(INFORMATION PROVIDED):
------------------------------

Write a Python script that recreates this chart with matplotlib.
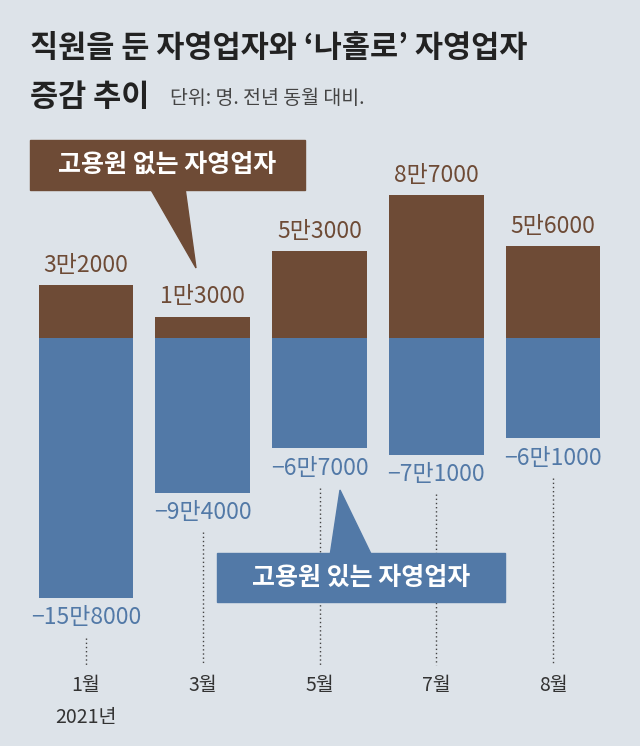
import matplotlib
matplotlib.use("Agg")
import matplotlib.pyplot as plt
from matplotlib.patches import Polygon, FancyBboxPatch

plt.rcParams["font.family"] = "Noto Sans CJK KR"

months = ["1월", "3월", "5월", "7월", "8월"]
no_emp = [32000, 13000, 53000, 87000, 56000]
with_emp = [-158000, -94000, -67000, -71000, -61000]
no_emp_labels = ["3만2000", "1만3000", "5만3000", "8만7000", "5만6000"]
with_emp_labels = ["−15만8000", "−9만4000", "−6만7000", "−7만1000", "−6만1000"]

BG = "#dde3e9"
BROWN = "#6e4b36"
BLUE = "#5279a7"

fig = plt.figure(figsize=(6.4, 7.46), dpi=100, facecolor=BG)
ax = fig.add_axes([0, 0, 1, 1], facecolor=BG)
px = 1.646 / 1000  # pixels per unit
ax.set_xlim(-86 / 116.75, (640 - 86) / 116.75)
ax.set_ylim(-(746 - 338) / px, 338 / px)
ax.axis("off")

def py(p):  # pixel y -> data y
    return (338 - p) / px
def pxx(p):
    return (p - 86) / 116.75

x = list(range(len(months)))
ax.bar(x, no_emp, width=0.81, color=BROWN)
ax.bar(x, with_emp, width=0.81, color=BLUE)

for i in x:
    ax.text(i, no_emp[i] + 5000, no_emp_labels[i], ha="center", va="bottom",
            fontsize=16.5, color=BROWN)
    ax.text(i, with_emp[i] - 5000, with_emp_labels[i], ha="center", va="top",
            fontsize=16.5, color=BLUE)
    ax.plot([i, i], [with_emp[i] - 24000, py(665)], color="#444444",
            lw=1, ls=(0, (1, 2)), zorder=1)
    ax.text(i, py(686), months[i], ha="center", va="center", fontsize=14,
            color="#333333")
ax.text(0, py(717), "2021년", ha="center", va="center", fontsize=14, color="#333333")

# callouts
ax.add_patch(Polygon([[pxx(150), py(188)], [pxx(185), py(188)], [pxx(196), py(268)]],
                     closed=True, color=BROWN, zorder=3))
ax.add_patch(FancyBboxPatch((pxx(30), py(190)), pxx(305) - pxx(30), py(140) - py(190),
                            boxstyle="square,pad=0", color=BROWN, zorder=3))
ax.text((pxx(30) + pxx(305)) / 2, py(165), "고용원 없는 자영업자", ha="center",
        va="center", fontsize=18, fontweight="bold", color="white", zorder=4)

ax.add_patch(Polygon([[pxx(330), py(556)], [pxx(372), py(556)], [pxx(340), py(490)]],
                     closed=True, color=BLUE, zorder=3))
ax.add_patch(FancyBboxPatch((pxx(217), py(602)), pxx(505) - pxx(217), py(553) - py(602),
                            boxstyle="square,pad=0", color=BLUE, zorder=3))
ax.text((pxx(217) + pxx(505)) / 2, py(578), "고용원 있는 자영업자", ha="center",
        va="center", fontsize=18, fontweight="bold", color="white", zorder=4)

fig.text(30 / 640, 1 - 48 / 746, "직원을 둔 자영업자와 ‘나홀로’ 자영업자",
         fontsize=22, fontweight="bold", color="#222222", va="center")
fig.text(30 / 640, 1 - 97 / 746, "증감 추이", fontsize=22, fontweight="bold",
         color="#222222", va="center")
fig.text(170 / 640, 1 - 98 / 746, "단위: 명. 전년 동월 대비.", fontsize=14,
         color="#444444", va="center")

fig.savefig("out.png", dpi=100, facecolor=BG)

------------------------------

(EXERCISE DESCRIPTION): Reproduce exactly the run of lines that opens the listing and closes with the line holding "ax.bar(x, with_emp, width=0.81, color=BLUE)". Pictures are excluded.

(WRITTEN RESPONSE):
Write a Python script that recreates this chart with matplotlib.
import matplotlib
matplotlib.use("Agg")
import matplotlib.pyplot as plt
from matplotlib.patches import Polygon, FancyBboxPatch

plt.rcParams["font.family"] = "Noto Sans CJK KR"

months = ["1월", "3월", "5월", "7월", "8월"]
no_emp = [32000, 13000, 53000, 87000, 56000]
with_emp = [-158000, -94000, -67000, -71000, -61000]
no_emp_labels = ["3만2000", "1만3000", "5만3000", "8만7000", "5만6000"]
with_emp_labels = ["−15만8000", "−9만4000", "−6만7000", "−7만1000", "−6만1000"]

BG = "#dde3e9"
BROWN = "#6e4b36"
BLUE = "#5279a7"

fig = plt.figure(figsize=(6.4, 7.46), dpi=100, facecolor=BG)
ax = fig.add_axes([0, 0, 1, 1], facecolor=BG)
px = 1.646 / 1000  # pixels per unit
ax.set_xlim(-86 / 116.75, (640 - 86) / 116.75)
ax.set_ylim(-(746 - 338) / px, 338 / px)
ax.axis("off")

def py(p):  # pixel y -> data y
    return (338 - p) / px
def pxx(p):
    return (p - 86) / 116.75

x = list(range(len(months)))
ax.bar(x, no_emp, width=0.81, color=BROWN)
ax.bar(x, with_emp, width=0.81, color=BLUE)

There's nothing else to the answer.